Records for processing
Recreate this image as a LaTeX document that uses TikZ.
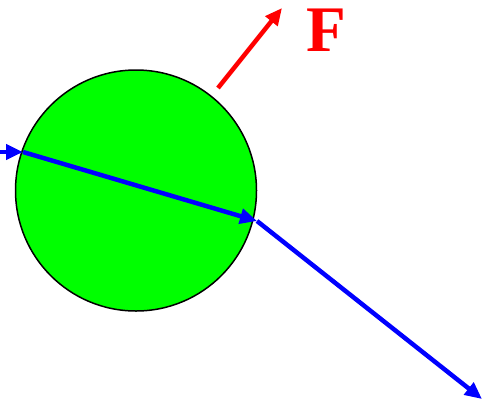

==

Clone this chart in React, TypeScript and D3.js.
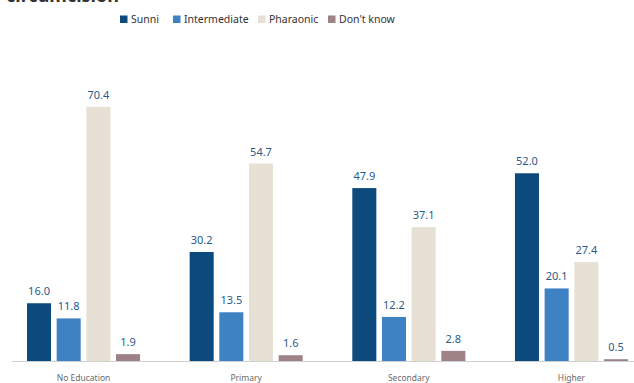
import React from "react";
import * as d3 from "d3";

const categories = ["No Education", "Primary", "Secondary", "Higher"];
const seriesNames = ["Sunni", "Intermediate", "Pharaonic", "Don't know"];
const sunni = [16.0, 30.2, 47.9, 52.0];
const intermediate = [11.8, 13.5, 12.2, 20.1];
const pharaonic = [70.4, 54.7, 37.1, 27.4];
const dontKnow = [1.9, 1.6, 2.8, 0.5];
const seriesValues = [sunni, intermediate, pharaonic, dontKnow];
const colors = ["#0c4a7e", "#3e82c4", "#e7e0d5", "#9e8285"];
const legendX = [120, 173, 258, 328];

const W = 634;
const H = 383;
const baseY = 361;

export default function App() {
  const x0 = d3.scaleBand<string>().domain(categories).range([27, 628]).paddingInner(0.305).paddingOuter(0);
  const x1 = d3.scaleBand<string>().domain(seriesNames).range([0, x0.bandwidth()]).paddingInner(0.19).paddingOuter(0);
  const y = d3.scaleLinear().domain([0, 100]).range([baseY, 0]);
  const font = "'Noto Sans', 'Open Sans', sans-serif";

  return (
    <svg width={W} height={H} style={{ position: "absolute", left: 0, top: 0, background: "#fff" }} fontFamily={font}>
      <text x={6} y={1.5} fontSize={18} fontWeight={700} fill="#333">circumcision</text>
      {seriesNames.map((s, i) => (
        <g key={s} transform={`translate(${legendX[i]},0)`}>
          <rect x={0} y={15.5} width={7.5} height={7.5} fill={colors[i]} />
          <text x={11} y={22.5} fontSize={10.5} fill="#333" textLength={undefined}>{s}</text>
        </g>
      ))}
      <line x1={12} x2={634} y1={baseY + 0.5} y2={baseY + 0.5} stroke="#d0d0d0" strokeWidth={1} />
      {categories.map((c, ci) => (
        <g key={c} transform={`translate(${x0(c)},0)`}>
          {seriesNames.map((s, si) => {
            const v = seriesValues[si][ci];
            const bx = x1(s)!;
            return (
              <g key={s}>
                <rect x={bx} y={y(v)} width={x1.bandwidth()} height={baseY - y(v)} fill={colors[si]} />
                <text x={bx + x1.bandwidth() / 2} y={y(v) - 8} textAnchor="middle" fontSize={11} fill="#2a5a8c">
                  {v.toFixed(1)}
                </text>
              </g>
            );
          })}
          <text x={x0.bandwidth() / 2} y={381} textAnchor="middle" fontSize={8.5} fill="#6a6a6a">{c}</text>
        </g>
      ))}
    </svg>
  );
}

Exercise details
Skip all pictures. Output only the lines from the one containing "Clone this chart" to the one containing "const baseY = 361;", both lines included.

Response to the task
Clone this chart in React, TypeScript and D3.js.
import React from "react";
import * as d3 from "d3";

const categories = ["No Education", "Primary", "Secondary", "Higher"];
const seriesNames = ["Sunni", "Intermediate", "Pharaonic", "Don't know"];
const sunni = [16.0, 30.2, 47.9, 52.0];
const intermediate = [11.8, 13.5, 12.2, 20.1];
const pharaonic = [70.4, 54.7, 37.1, 27.4];
const dontKnow = [1.9, 1.6, 2.8, 0.5];
const seriesValues = [sunni, intermediate, pharaonic, dontKnow];
const colors = ["#0c4a7e", "#3e82c4", "#e7e0d5", "#9e8285"];
const legendX = [120, 173, 258, 328];

const W = 634;
const H = 383;
const baseY = 361;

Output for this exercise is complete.